### TO BE DONE
Exclude the pictures, then repeat the remaining data exactly.

### SUPPLIED DATA

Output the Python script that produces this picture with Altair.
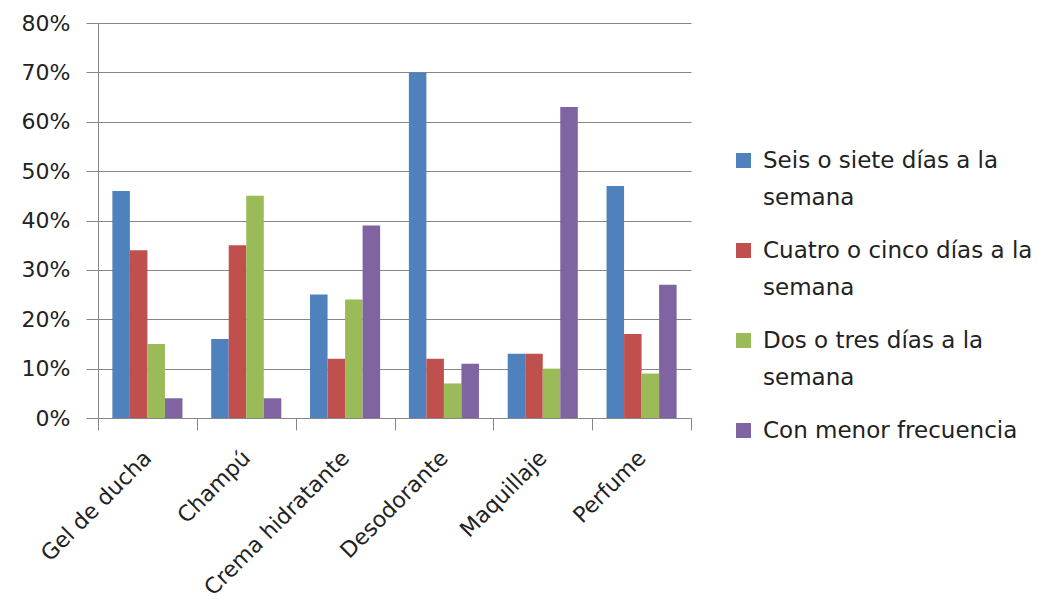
import altair as alt
import pandas as pd

categories = ["Gel de ducha", "Champú", "Crema hidratante", "Desodorante", "Maquillaje", "Perfume"]
series = [
    "Seis o siete días a la semana",
    "Cuatro o cinco días a la semana",
    "Dos o tres días a la semana",
    "Con menor frecuencia",
]
seis = [0.46, 0.16, 0.25, 0.70, 0.13, 0.47]
cuatro = [0.34, 0.35, 0.12, 0.12, 0.13, 0.17]
dos = [0.15, 0.45, 0.24, 0.07, 0.10, 0.09]
menor = [0.04, 0.04, 0.39, 0.11, 0.63, 0.27]
colors = ["#4F81BD", "#C0504D", "#9BBB59", "#8064A2"]
y_ticks = [0, 0.1, 0.2, 0.3, 0.4, 0.5, 0.6, 0.7, 0.8]

rows = []
for s, vals in zip(series, [seis, cuatro, dos, menor]):
    for c, v in zip(categories, vals):
        rows.append({"Producto": c, "Frecuencia": s, "Valor": v})
df = pd.DataFrame(rows)

FONT = "DejaVu Sans"
GRID = "#868686"
TEXT = "#222222"

label_expr = "split(replace(datum.label, ' a la semana', ' a la|semana'), '|')"

chart = (
    alt.Chart(df)
    .mark_bar()
    .encode(
        x=alt.X(
            "Producto:N",
            sort=categories,
            title=None,
            scale=alt.Scale(paddingInner=0, paddingOuter=0),
            axis=alt.Axis(
                labelAngle=-45,
                labelAlign="right",
                labelBaseline="middle",
                labelFont=FONT,
                labelFontSize=22,
                labelColor=TEXT,
                labelPadding=24,
                labelLimit=400,
                labelOverlap=False,
                tickBand="extent",
                tickSize=12,
                tickColor=GRID,
                domainColor=GRID,
                grid=False,
            ),
        ),
        xOffset=alt.XOffset(
            "Frecuencia:N",
            sort=series,
            scale=alt.Scale(paddingInner=0, paddingOuter=0.82),
        ),
        y=alt.Y(
            "Valor:Q",
            title=None,
            scale=alt.Scale(domain=[0, 0.8], nice=False),
            axis=alt.Axis(
                values=y_ticks,
                format=".0%",
                labelFont=FONT,
                labelFontSize=22,
                labelColor=TEXT,
                labelPadding=16,
                tickSize=12,
                tickColor=GRID,
                domainColor=GRID,
                gridColor=GRID,
                gridWidth=1,
            ),
        ),
        color=alt.Color(
            "Frecuencia:N",
            sort=series,
            scale=alt.Scale(domain=series, range=colors),
            legend=alt.Legend(
                title=None,
                orient="none",
                legendX=634,
                legendY=126,
                symbolType="square",
                symbolSize=225,
                symbolStrokeWidth=0,
                labelFont=FONT,
                labelFontSize=23,
                labelColor=TEXT,
                labelExpr=label_expr,
                labelLimit=400,
                rowPadding=29,
                labelOffset=8,
            ),
        ),
    )
    .properties(
        width=593,
        height=395,
        padding={"left": 98, "top": 23, "right": 351, "bottom": 189},
        autosize="none",
        background="white",
    )
    .configure(style={"guide-label": {"lineHeight": 37}})
    .configure_view(stroke=None)
)

chart.save("out.html", embed_options={"renderer": "svg", "actions": False})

### WORKED SOLUTION
Output the Python script that produces this picture with Altair.
import altair as alt
import pandas as pd

categories = ["Gel de ducha", "Champú", "Crema hidratante", "Desodorante", "Maquillaje", "Perfume"]
series = [
    "Seis o siete días a la semana",
    "Cuatro o cinco días a la semana",
    "Dos o tres días a la semana",
    "Con menor frecuencia",
]
seis = [0.46, 0.16, 0.25, 0.70, 0.13, 0.47]
cuatro = [0.34, 0.35, 0.12, 0.12, 0.13, 0.17]
dos = [0.15, 0.45, 0.24, 0.07, 0.10, 0.09]
menor = [0.04, 0.04, 0.39, 0.11, 0.63, 0.27]
colors = ["#4F81BD", "#C0504D", "#9BBB59", "#8064A2"]
y_ticks = [0, 0.1, 0.2, 0.3, 0.4, 0.5, 0.6, 0.7, 0.8]

rows = []
for s, vals in zip(series, [seis, cuatro, dos, menor]):
    for c, v in zip(categories, vals):
        rows.append({"Producto": c, "Frecuencia": s, "Valor": v})
df = pd.DataFrame(rows)

FONT = "DejaVu Sans"
GRID = "#868686"
TEXT = "#222222"

label_expr = "split(replace(datum.label, ' a la semana', ' a la|semana'), '|')"

chart = (
    alt.Chart(df)
    .mark_bar()
    .encode(
        x=alt.X(
            "Producto:N",
            sort=categories,
            title=None,
            scale=alt.Scale(paddingInner=0, paddingOuter=0),
            axis=alt.Axis(
                labelAngle=-45,
                labelAlign="right",
                labelBaseline="middle",
                labelFont=FONT,
                labelFontSize=22,
                labelColor=TEXT,
                labelPadding=24,
                labelLimit=400,
                labelOverlap=False,
                tickBand="extent",
                tickSize=12,
                tickColor=GRID,
                domainColor=GRID,
                grid=False,
            ),
        ),
        xOffset=alt.XOffset(
            "Frecuencia:N",
            sort=series,
            scale=alt.Scale(paddingInner=0, paddingOuter=0.82),
        ),
        y=alt.Y(
            "Valor:Q",
            title=None,
            scale=alt.Scale(domain=[0, 0.8], nice=False),
            axis=alt.Axis(
                values=y_ticks,
                format=".0%",
                labelFont=FONT,
                labelFontSize=22,
                labelColor=TEXT,
                labelPadding=16,
                tickSize=12,
                tickColor=GRID,
                domainColor=GRID,
                gridColor=GRID,
                gridWidth=1,
            ),
        ),
        color=alt.Color(
            "Frecuencia:N",
            sort=series,
            scale=alt.Scale(domain=series, range=colors),
            legend=alt.Legend(
                title=None,
                orient="none",
                legendX=634,
                legendY=126,
                symbolType="square",
                symbolSize=225,
                symbolStrokeWidth=0,
                labelFont=FONT,
                labelFontSize=23,
                labelColor=TEXT,
                labelExpr=label_expr,
                labelLimit=400,
                rowPadding=29,
                labelOffset=8,
            ),
        ),
    )
    .properties(
        width=593,
        height=395,
        padding={"left": 98, "top": 23, "right": 351, "bottom": 189},
        autosize="none",
        background="white",
    )
    .configure(style={"guide-label": {"lineHeight": 37}})
    .configure_view(stroke=None)
)

chart.save("out.html", embed_options={"renderer": "svg", "actions": False})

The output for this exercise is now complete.